Owens later confided to Herndon that she "thought Mr. Lincoln was deficient in those little links that make up the great chain of womans happiness, at least it was so in my case; not that I believed it proceeded from a lack of goodness of heart, but his training had been different from mine, hence there was not that congeniality which would have otherwise existed. From his own showing you perceive that his heart and hand were at my disposal, and I suppose my feelings were not sufficiently enlisted to have the matter consummated." 

In another letter to Herndon, Owens cited an example of Lincoln’s "lacking in smaller attentions. One circumstance presents itself just now to my mind’s eye. There was a company of us going to Uncle Billy Green’s, Mr. L. was riding with me, and we had a very bad branch to cross, the other gentlemen were very officious in seeing that their partners got over safely; we were behind, he riding in never looking back to see how I got along; when I rode up beside him, I remarked, you are a nice fellow; I suppose you did not care whether my neck was broken or not. He laughingly replied, (I suppose by way of compliment) that he knew I was plenty smart to take care of myself."

In a humorous account of the courtship that contained more truth than perhaps Lincoln was aware (and written, it should be noted, on April 1, 1838), he told Mrs. Browning that after Owens turned down his suit—evidently more than once—"I was mortified, it seemed to me, in a hundred different ways. My vanity was deeply wounded by the reflection, that I had so long been too stupid to discover her intentions, and at the same time never doubting that I understood them perfectly; and also, that she whom I had taught myself to believe no body else would have, had actually rejected me with all my fancied greatness; and to cap the whole, I then, for the first time, began to suspect that I really was a little in love with her. … I have now come to the conclusion never again to think of marrying; and for this reason; I can never be satisfied with any one who would be block-head enough to have me." 

Like Lincoln, Mary Owens was married within a few years of their abortive romance.
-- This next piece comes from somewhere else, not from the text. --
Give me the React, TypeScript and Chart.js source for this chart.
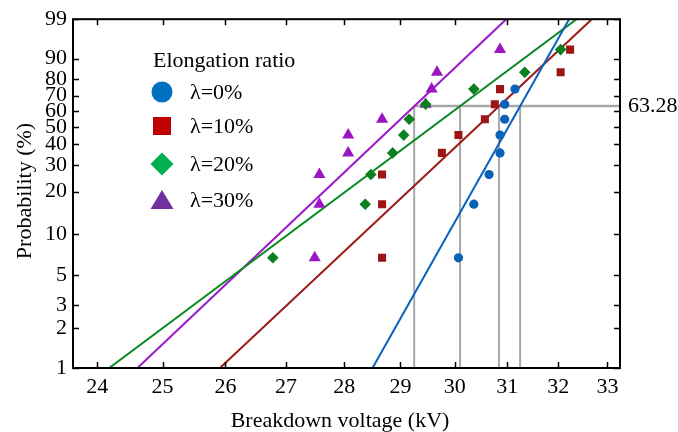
import React, { useEffect, useRef } from 'react';
import { Chart, registerables } from 'chart.js';

Chart.register(...registerables);

// Median-rank probabilities (%) of the ordered breakdown events
const probabilities = [6.73, 16.35, 25.96, 35.58, 45.19, 54.81, 64.42, 74.04, 83.65, 93.27];

// Breakdown voltages (kV), ordered, per elongation ratio
const voltage0 = [30.07, 30.36, 30.65, 30.86, 30.86, 30.95, 30.95, 31.15];
const voltage10 = [28.67, 28.67, 28.67, 29.76, 30.07, 30.57, 30.76, 30.86, 32.05, 32.24];
const voltage20 = [26.78, 28.37, 28.47, 28.86, 29.06, 29.16, 29.46, 30.36, 31.34, 32.05];
const voltage30 = [27.49, 27.57, 27.57, 28.07, 28.07, 28.67, 29.46, 29.57, 29.67, 30.86];

const seriesLabels = ['λ=0%', 'λ=10%', 'λ=20%', 'λ=30%'];
const legendTitle = 'Elongation ratio';
const xTitle = 'Breakdown voltage (kV)';
const yTitle = 'Probability (%)';

// Fitted Weibull lines: voltage at 1 % and at 99 %
const fitAt1 = [28.5, 25.91, 24.18, 24.61];
const fitAt99 = [32.22, 32.68, 32.37, 30.98];

// Scale parameters (voltage at 63.28 %)
const scaleParams = [31.25, 30.84, 30.1, 29.25];
const refProbability = 63.28;

const xTicks = [24, 25, 26, 27, 28, 29, 30, 31, 32, 33];
const yTicks = [1, 2, 3, 5, 10, 20, 30, 40, 50, 60, 70, 80, 90, 99];
const xMin = 23.64;
const xMax = 33.26;

const pointColors = ['#0a62b8', '#9c1616', '#0b8020', '#9a16c2'];
const lineColors = ['#0a62c0', '#9c1a1a', '#0b8a22', '#9a18c8'];
const legendColors = ['#0070C0', '#C00000', '#00B050', '#7030A0'];
const pointStyles = ['circle', 'rect', 'rectRot', 'triangle'];
const pointRadii = [4.6, 5.7, 5.8, 7];

const FONT = '"Liberation Serif", "Times New Roman", serif';

const weib = (p: number) => Math.log(-Math.log(1 - p / 100));

const framePlugin = {
  id: 'frameTicksLegend',
  afterDraw(chart: any) {
    const { ctx, chartArea } = chart;
    const { left, right, top, bottom } = chartArea;
    const xs = chart.scales.x;
    const ys = chart.scales.y;
    ctx.save();
    ctx.strokeStyle = '#000';
    ctx.lineWidth = 2;
    ctx.strokeRect(left, top, right - left, bottom - top);
    ctx.lineWidth = 1.5;
    const tl = 6;
    ctx.beginPath();
    xTicks.forEach((v) => {
      const px = Math.round(xs.getPixelForValue(v)) + 0.5;
      ctx.moveTo(px, bottom);
      ctx.lineTo(px, bottom - tl);
      ctx.moveTo(px, top);
      ctx.lineTo(px, top + tl);
    });
    yTicks.forEach((p) => {
      const py = Math.round(ys.getPixelForValue(weib(p))) + 0.5;
      ctx.moveTo(left, py);
      ctx.lineTo(left + tl, py);
      ctx.moveTo(right, py);
      ctx.lineTo(right - tl, py);
    });
    ctx.stroke();

    ctx.fillStyle = '#000';
    ctx.font = `22px ${FONT}`;

    // axis titles
    ctx.textAlign = 'center';
    ctx.textBaseline = 'alphabetic';
    ctx.fillText(xTitle, 340, 427);
    ctx.save();
    ctx.translate(25, 191);
    ctx.rotate(-Math.PI / 2);
    ctx.textBaseline = 'middle';
    ctx.fillText(yTitle, 0, 0);
    ctx.restore();

    // reference label
    ctx.textBaseline = 'middle';
    ctx.textAlign = 'left';
    ctx.fillText(String(refProbability), right + 8, ys.getPixelForValue(weib(refProbability)));

    // legend
    ctx.fillText(legendTitle, 153, 61);
    const mx = 162;
    const rows = [92, 126, 164, 200];
    rows.forEach((cy, i) => {
      ctx.fillStyle = legendColors[i];
      ctx.beginPath();
      if (i === 0) {
        ctx.arc(mx, cy, 10.5, 0, Math.PI * 2);
      } else if (i === 1) {
        ctx.rect(mx - 9, cy - 9, 18, 18);
      } else if (i === 2) {
        ctx.moveTo(mx - 11.5, cy);
        ctx.lineTo(mx, cy - 11.5);
        ctx.lineTo(mx + 11.5, cy);
        ctx.lineTo(mx, cy + 11.5);
        ctx.closePath();
      } else {
        ctx.moveTo(mx, cy - 10);
        ctx.lineTo(mx + 11.5, cy + 9);
        ctx.lineTo(mx - 11.5, cy + 9);
        ctx.closePath();
      }
      ctx.fill();
      ctx.fillStyle = '#000';
      ctx.fillText(seriesLabels[i], 190, cy + 1);
    });
    ctx.restore();
  },
};

export default function App() {
  const canvasRef = useRef<HTMLCanvasElement | null>(null);

  useEffect(() => {
    const canvas = canvasRef.current;
    if (!canvas) return;
    const voltages = [voltage0, voltage10, voltage20, voltage30];

    const datasets: any[] = [];
    // grey reference lines
    const etaMin = Math.min(...scaleParams);
    scaleParams.forEach((eta) => {
      datasets.push({
        type: 'line',
        data: [
          { x: eta, y: weib(1) },
          { x: eta, y: weib(refProbability) },
        ],
        borderColor: '#a8a8a8',
        borderWidth: 2,
        pointRadius: 0,
        order: 5,
      });
    });
    datasets.push({
      type: 'line',
      data: [
        { x: etaMin, y: weib(refProbability) },
        { x: xMax, y: weib(refProbability) },
      ],
      borderColor: '#a8a8a8',
      borderWidth: 2.5,
      pointRadius: 0,
      order: 5,
    });
    // fitted lines
    fitAt1.forEach((v1, i) => {
      datasets.push({
        type: 'line',
        data: [
          { x: v1, y: weib(1) },
          { x: fitAt99[i], y: weib(99) },
        ],
        borderColor: lineColors[i],
        borderWidth: 2,
        pointRadius: 0,
        order: 3,
      });
    });
    // data points
    voltages.forEach((vals, i) => {
      datasets.push({
        type: 'scatter',
        label: seriesLabels[i],
        data: vals.map((v, k) => ({ x: v, y: weib(probabilities[k]) })),
        backgroundColor: pointColors[i],
        borderColor: pointColors[i],
        borderWidth: 0,
        pointStyle: pointStyles[i],
        pointRadius: pointRadii[i],
        showLine: false,
        order: 1,
      });
    });

    const chart = new Chart(canvas, {
      type: 'scatter',
      data: { datasets },
      options: {
        animation: false,
        responsive: false,
        devicePixelRatio: 1,
        layout: { padding: { top: 18, right: 58, left: 0, bottom: 0 } },
        plugins: {
          legend: { display: false },
          tooltip: { enabled: false },
        },
        scales: {
          x: {
            type: 'logarithmic',
            min: xMin,
            max: xMax,
            afterBuildTicks: (scale: any) => {
              scale.ticks = xTicks.map((v) => ({ value: v }));
            },
            afterFit: (scale: any) => {
              scale.height = 64;
            },
            grid: { display: false, drawTicks: false },
            border: { display: false },
            ticks: {
              autoSkip: false,
              maxRotation: 0,
              padding: 6,
              color: '#000',
              font: { family: FONT, size: 22 },
              callback: (value: any) => String(value),
            },
            title: { display: false },
          },
          y: {
            type: 'linear',
            min: weib(1),
            max: weib(99),
            afterBuildTicks: (scale: any) => {
              scale.ticks = yTicks.map((p) => ({ value: weib(p) }));
            },
            afterFit: (scale: any) => {
              scale.width = 73;
            },
            grid: { display: false, drawTicks: false },
            border: { display: false },
            ticks: {
              autoSkip: false,
              padding: 6,
              color: '#000',
              font: { family: FONT, size: 22 },
              callback: (_v: any, index: number) => String(yTicks[index]),
            },
            title: { display: false },
          },
        },
      },
      plugins: [framePlugin],
    } as any);

    return () => chart.destroy();
  }, []);

  return (
    <div style={{ position: 'fixed', left: 0, top: 0, width: 678, height: 432, background: '#fff' }}>
      <canvas ref={canvasRef} width={678} height={432} style={{ width: 678, height: 432 }} />
    </div>
  );
}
She wed Jesse Vineyard of St. Joseph, Missouri, with whom she had five children. She remembered Lincoln affectionately (she did, after all, retain his three letters for two decades prior to his becoming a national figure) and said that if either of her sons who fought with the Confederacy during the Civil War had been taken prisoner, she would not have hesitated to ask President Lincoln to intervene. As for Lincoln, after Owens had left New Salem for good, he is said to have sent her a message via Mrs. Abell: "Tell your sister that I think she was a great fool, because she did not stay here and marry me."
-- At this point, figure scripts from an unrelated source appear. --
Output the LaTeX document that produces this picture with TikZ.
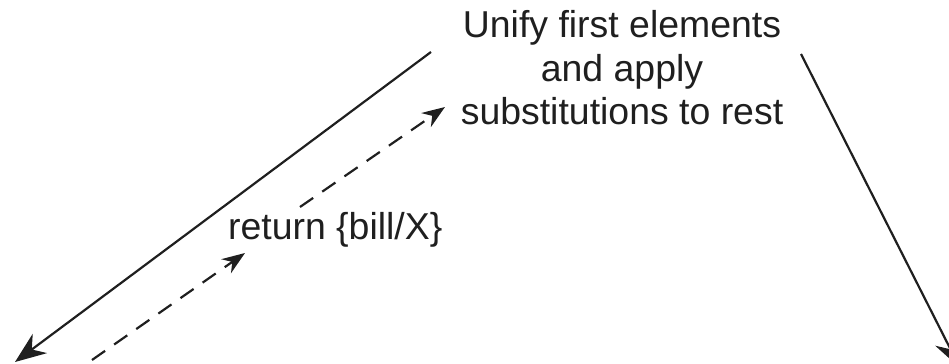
\documentclass[tikz,border=0pt]{standalone}
\usepackage{fontspec}
\setmainfont{Liberation Sans}
\usetikzlibrary{arrows.meta, positioning}

\begin{document}
\begin{tikzpicture}[x=0.02cm, y=-0.02cm, line width=1.25pt, black!88,
  every node/.style={font=\fontsize{21.3}{24.8}\selectfont, inner sep=0pt, black!88}]
  \useasboundingbox (0,0) rectangle (949,364);
  % Step label and returned binding
  \node[align=center, anchor=base] (unify) at (622,125) {Unify first elements\\and apply\\substitutions to rest};
  \node[anchor=base west] (ret) at (227,240) {return \{bill/X\}};

  % Ends of the connectors
  \coordinate (L1) at (431,52);
  \coordinate (L2) at (15,362);
  \coordinate (R1) at (801,54);
  \coordinate (R2) at (960,368);
  \coordinate (D1) at (92,360);
  \coordinate (D2) at (245,253);
  \coordinate (D3) at (300,207);
  \coordinate (D4) at (445,107);

  \draw[-{Stealth[length=0.62cm, width=0.48cm]}] (L1) -- (L2);
  \draw[-{Stealth[length=0.62cm, width=0.48cm]}] (R1) -- (R2);
  \draw[-{Stealth[length=0.46cm, width=0.34cm]}, dash pattern=on 0.32cm off 0.22cm] (D1) -- (D2);
  \draw[-{Stealth[length=0.46cm, width=0.34cm]}, dash pattern=on 0.32cm off 0.22cm] (D3) -- (D4);
\end{tikzpicture}
\end{document}
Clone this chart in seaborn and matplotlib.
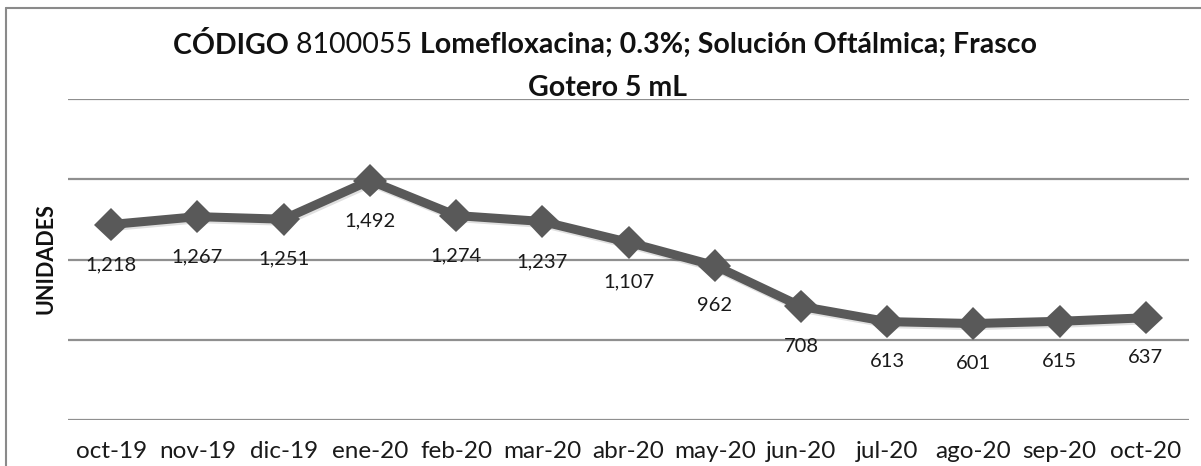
import matplotlib
matplotlib.use("Agg")
import matplotlib.pyplot as plt
import matplotlib.patheffects as pe
from matplotlib.lines import Line2D
import seaborn as sns
import pandas as pd

months = ["oct-19", "nov-19", "dic-19", "ene-20", "feb-20", "mar-20", "abr-20",
          "may-20", "jun-20", "jul-20", "ago-20", "sep-20", "oct-20"]
units = [1218, 1267, 1251, 1492, 1274, 1237, 1107, 962, 708, 613, 601, 615, 637]
grid_values = [0, 500, 1000, 1500, 2000]
title_parts = [("CÓDIGO ", "bold"), ("8100055 ", "normal"),
               ("Lomefloxacina; 0.3%; Solución Oftálmica; Frasco", "bold")]
title_line2 = "Gotero 5 mL"
ylabel = "UNIDADES"

sns.set_theme(style="white")
plt.rcParams["font.family"] = ["Lato", "DejaVu Sans"]

W, H = 1201, 466
fig = plt.figure(figsize=(W / 100, H / 100), dpi=100)
ax = fig.add_axes([68 / W, 1 - 420 / H, 1121 / W, 321 / H])

df = pd.DataFrame({"mes": months, "unidades": units})

for g in grid_values:
    ax.axhline(g, color="#8f8f8f", lw=1.6, zorder=1)

shadow = [pe.SimpleLineShadow(offset=(1, -1.5), alpha=0.12, shadow_color="black"), pe.Normal()]
sns.lineplot(data=df, x="mes", y="unidades", ax=ax, color="#595959", lw=6.5,
             marker="D", markersize=17, markeredgewidth=0, zorder=3,
             path_effects=shadow)

for i, v in enumerate(units):
    ax.annotate(f"{v:,}", (i, v), xytext=(0, -40), textcoords="offset pixels",
                ha="center", va="center", fontsize=14.5, color="#1a1a1a", zorder=4)

ax.set_xlim(-0.5, len(months) - 0.5)
ax.set_ylim(0, 2000)
ax.set_yticks([])
ax.set_xlabel("")
ax.set_ylabel("")
for s in ax.spines.values():
    s.set_visible(False)
ax.tick_params(axis="x", length=0, pad=15, labelsize=17.5, labelcolor="#1a1a1a")

fig.text(46 / W, 1 - 259 / H, ylabel, rotation=90, ha="center", va="center",
         fontsize=15.5, fontweight="bold", color="#111111")

# Title line 1 with mixed weights
renderer = fig.canvas.get_renderer()
texts = []
for s, w in title_parts:
    t = fig.text(0, 1 - 45 / H, s, fontsize=20.5, fontweight=w, ha="left", va="center",
                 color="#111111")
    texts.append(t)
widths = [t.get_window_extent(renderer).width for t in texts]
total = sum(widths)
start = 605 - total / 2
for t, wdt in zip(texts, widths):
    t.set_x(start / W)
    start += wdt
fig.text(607 / W, 1 - 88 / H, title_line2, fontsize=20.5, fontweight="bold",
         ha="center", va="center", color="#111111")

# chart frame (top and left edges visible)
fig.add_artist(Line2D([6 / W, 1.0], [1 - 8 / H, 1 - 8 / H], color="#8a8a8a", lw=1.5,
                      transform=fig.transFigure))
fig.add_artist(Line2D([6 / W, 6 / W], [1 - 8 / H, 0], color="#8a8a8a", lw=1.5,
                      transform=fig.transFigure))

fig.savefig("out.png", dpi=100, facecolor="white")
Lincoln letters with any significant personal content are very scarce and are particularly rare in the market. Consequential letters from his twenties are even less common. The present letter is the only courting or romantic letter that is obtainable. Lincoln evidently never wrote to Ann Rutledge, and no pre-marriage letters of his to Mary Todd are known

Lincoln did write two subsequent letters to Mary Owens. The first of these was written from Springfield on May 7, 1837, and circumspectly touches on the subject of marriage. This letter remained in the family of Mary Owens Vineyard’s descendants until 1987 when it was sold at Sotheby’s in October 1987 for $77,000 to the collector Malcolm Forbes. The letter was resold in the auction of Forbes’s collection at Christie’s in October 2002 for $779,500; it was purchased by the Gilder Lehrman Institute of American History, located at the New-York Historical Society. The other letter, the final of three, Lincoln wrote from Springfield on August 16, 1837, very shortly after she had rejected his proposal. This letter, too, descended among Mary Owens Vineyard’s heirs and was given by some portion of them to the Library of Congress.